Some 650,000 young people have gone on Birthright trips to date, but follow-up has been a challenge. A 2009 study by researchers at Brandeis University found that only 4% of Birthright alumni participated in five or more Jewish activities of any kind in the two to three years after their return.

Some of the original philanthropists involved in Birthright tried to mount an effective follow-up program with Birthright Next, a program that sought to steer program alumni into a suite of American-based programs. The effort floundered, however, ultimately winding down in 2015 amid criticism that it was ineffective and duplicated existing efforts.

Bring Israel Home was launched in 2012 by an odd-couple pairing of Birthright service providers: the Orthodox outreach group Aish Hatorah and the Union for Reform Judaism. It since has been brought under the auspices of the OU.

“What we do is, we get on the buses on the last day of the trip and say, ‘What would you do for a reunion with the Israelis you met on this trip six months from now?” said Pardo, who has worked for some years in informal education, including at Brandeis as part of the OU’s Jewish Learning Initiative on Campus.

Bring Israel Home, he noted, is user-driven.

“No one tells you what to do,” he said. “If you’re into advocacy, if you’re into Shabbat, that’s great, we offer that, too. We’re not going to tell you how to channel the inspiration from your Birthright trip. There’s something for everyone.”

In 2018, about 2,000 individuals joined the Bring Israel Home challenge, according to Pardo. Since the program’s inception, 6,204 individuals have participated and completed 107,855 Jewish activities, including 25,134 last summer alone, according to the Bring Israel Home website.

The website aims to harness young people’s winning instincts with an interface that’s a mashup between social media platforms and reality TV-style competitions.

“All they want is to be connected to each other and to re-create the Birthright experience,” Pardo said. “They’re actually forming their own roadmap of Jewish involvement and community.”

For Alexa Summers, a native of Overland Park, Kan., who says she “didn’t grow up that Jewish” and didn’t attend synagogue as a child, that has meant a whirl of Sabbath dinners, a Chanukah feast and time volunteering for the local Jewish Family Services housed at her JCC.

The activities have “brought myself and my friends closer together,” said Summers, who is studying to become a software engineer. “I had wanted to become more involved, but I wasn’t sure how.

“It really encourages you to become more involved. It’s pretty neat, has fun ideas and is user friendly. It’s easy to keep track of your activities and to see what others were posting. I enjoyed it a lot.”

Diament and Summers were among the Birthright alumni who qualified for the all-expenses-paid reunion weekend in November at a resort hotel in Connecticut.

At the reunion, Summers woke up early each morning to practice her Hebrew during breakfast with the Israelis who came.
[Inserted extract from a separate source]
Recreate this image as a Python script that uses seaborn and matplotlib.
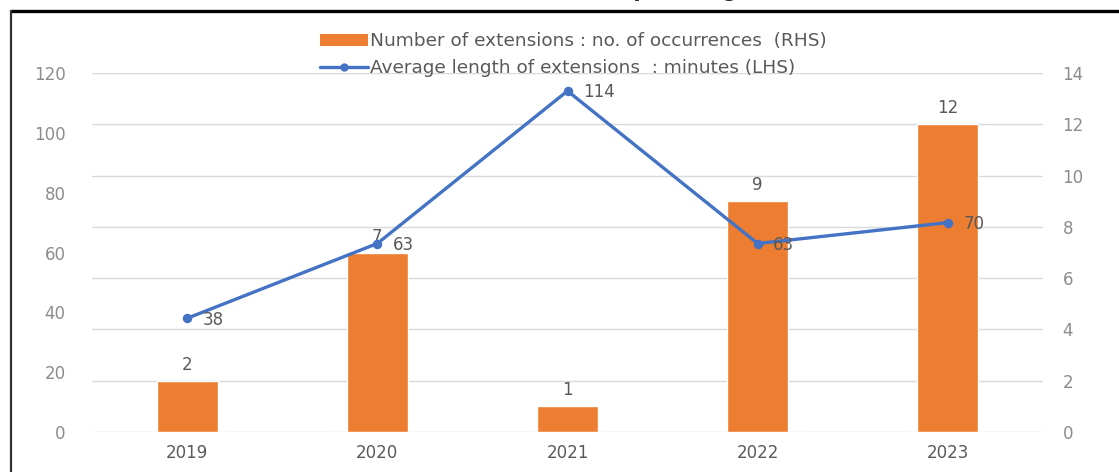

Now she’s looking forward to finding a tech-related internship next summer in Israel.

For Diament, who attends a Conservative synagogue every Sabbath with his family and has visited relatives in Israel, the 100-day challenge provided the impetus to deepen his religious observance.

Before participating, he’d never really put on tefilin, but ever since he has worn them every day, he says. Diament now also regularly says blessings over food and ritually washes his hands before eating bread.

The Connecticut reunion wasn’t just about Birthright, but also included workshops and lectures. Avi Arieli, a former top official with Israel’s domestic intelligence service for three decades and an envoy to the CIA and FBI, led one session. He said he was blown away by the reunion.

“I saw the Americans being united with the Israelis, and the look on their faces,” he said. “I said to myself, yes — there is hope. There is a future. They are together, and we are one nation.”

Diament says he was most impressed by how far participants traveled for the Birthright reunion.

“There were people who flew in from Florida and Texas,” he said. “People really cared.”